Lessons From Our Year Tracking School Shootings: Students More Likely to Be Hit by Lightning Than Shot in Class, Yet Fear of Mass Violence Is Driving Policy
In a Baltimore conference room filled with school-based police officers intent on stopping the next school shooting, psychologist Peter Langman offered a perspective that in 2018 seemed underappreciated, if not profound.
“When you get out of your car and walk into the school building, you’ve just gone from the most dangerous place you’ll be all day to the safest place,” Langman, an expert on the psychology of school shooters, said during a recent National Association of School Resource Officers conference.
This year, however, it was the threat of school shootings, not their statistical rarity, that rose to the top of Americans’ minds. People, Langman said, are far more likely to die in a traffic accident than a school shooting. According to an analysis of such incidents by The 74, at least 50 people were killed and 88 injured in firearm incidents at K-12 schools and colleges in 2018.
Just a few weeks into 2018, the conversation about gun violence in America’s schools poignantly re-emerged when a gunman walked into a rural Kentucky high school and opened fire, killing two people and injuring 18 others. Still, the worst was yet to come. Just weeks later, a gunman killed 17 people at a school in Parkland, Florida — one of the deadliest school shootings in American history. Then in May, 10 people were shot dead at a school in Santa Fe, Texas.
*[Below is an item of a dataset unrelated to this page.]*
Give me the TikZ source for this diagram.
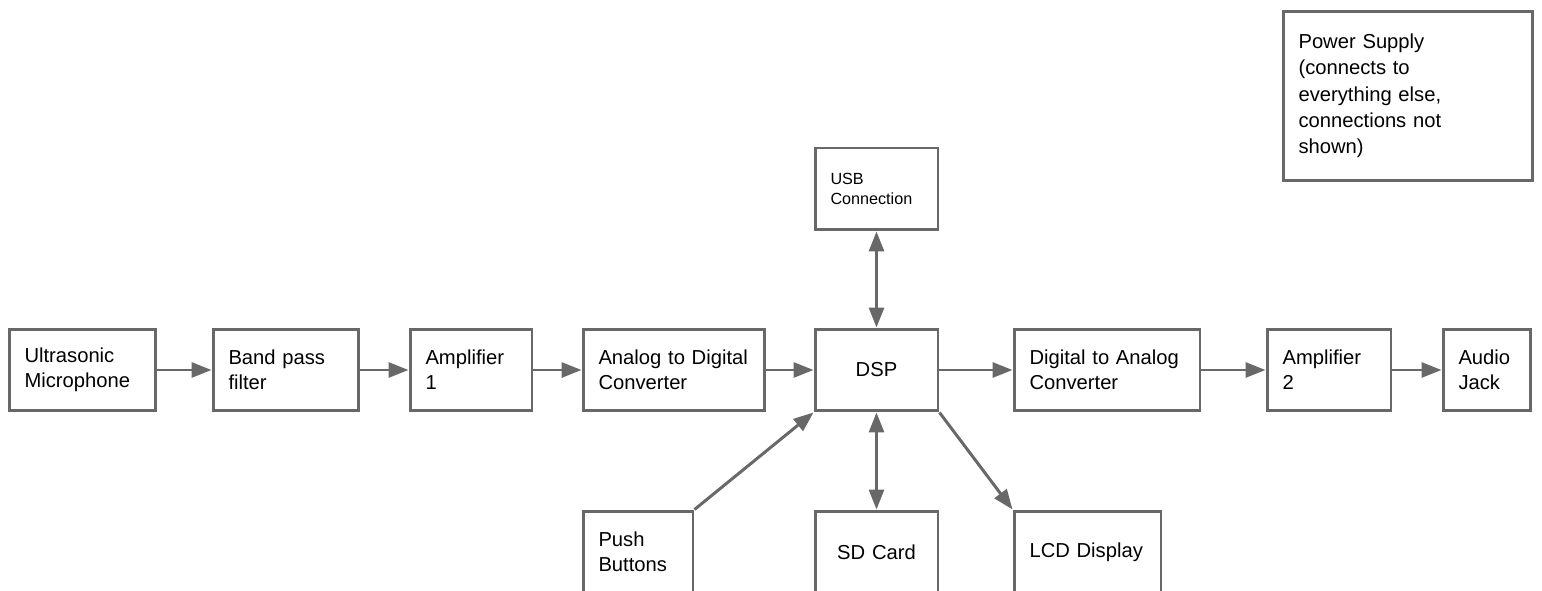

The response was unprecedented. Thousands of students across the country marched out of their classrooms to demand action from lawmakers. Student survivors from Parkland became household names in their advocacy for stricter firearm rules.
“Part of us died that day,” Ilan Alhadeff, the father of one Parkland shooting victim, said after the tragedy. “My daughter was shot that day in the heart, the spine, in the femur and artery. If she lived, she would have been paralyzed for life. No parent should have to deal with this again. No family.”
Lawmakers passed a bevy of new laws mandating a range of responses — from hiring more school-based police to “red flag” laws that temporarily strip firearms from people who present a danger to themselves or others.
School districts across the country opened their wallets, spending education resources on surveillance cameras and other tech-driven security. In a draft report, a state panel investigating the Parkland shooting found several ways in which school and police officials failed to avert the tragedy. Sheriff’s deputies didn’t rush into the school to stop the gunman, according to the report, and school staff left doors unlocked and did not call a “code red” alarm quickly enough.
School safety even worked its way into the 2018 midterm elections and may have affected the outcome of several races.
Throughout 2018, The 74 tracked firearm incidents on K-12 school and college campuses that resulted in injury or death. More than half of the injuries and deaths can be attributed to just three incidents: The shootings in Marshall County, Kentucky; Parkland; and Santa Fe. The shootings in Parkland and Santa Fe were the only ones to result in more than two fatalities.
While heated debate persists over the precise definition of a “school shooting,” we found the firearm incidents varied significantly. For example, five students and one school resource officer died as the result of suicide. Other incidents occurred during afterschool sports events: One person was killed and six were injured in shootings that unfolded during three separate football games, and another was injured during a track meet.
Seven of the incidents unfolded in school parking lots. Several were reportedly accidental, while others stemmed from fights that escalated. Though a majority of incidents took place at high schools, some involved younger children. Current or former students were identified as perpetrators in about half of the incidents.
This map includes school shootings that took place on campus where a person was injured or killed. Incidents resulting in injury are labeled blue, while incidents resulting in death are labeled red. The most recent incident is indicated with a larger icon. Click on the icons to see details about each incident.
Taken as a whole, the data underscores a disconnect between the heated political debates surrounding school shootings and the threat they pose to children in classrooms. School shootings are extremely rare — and the type of mass shootings that drive policy are rarer still.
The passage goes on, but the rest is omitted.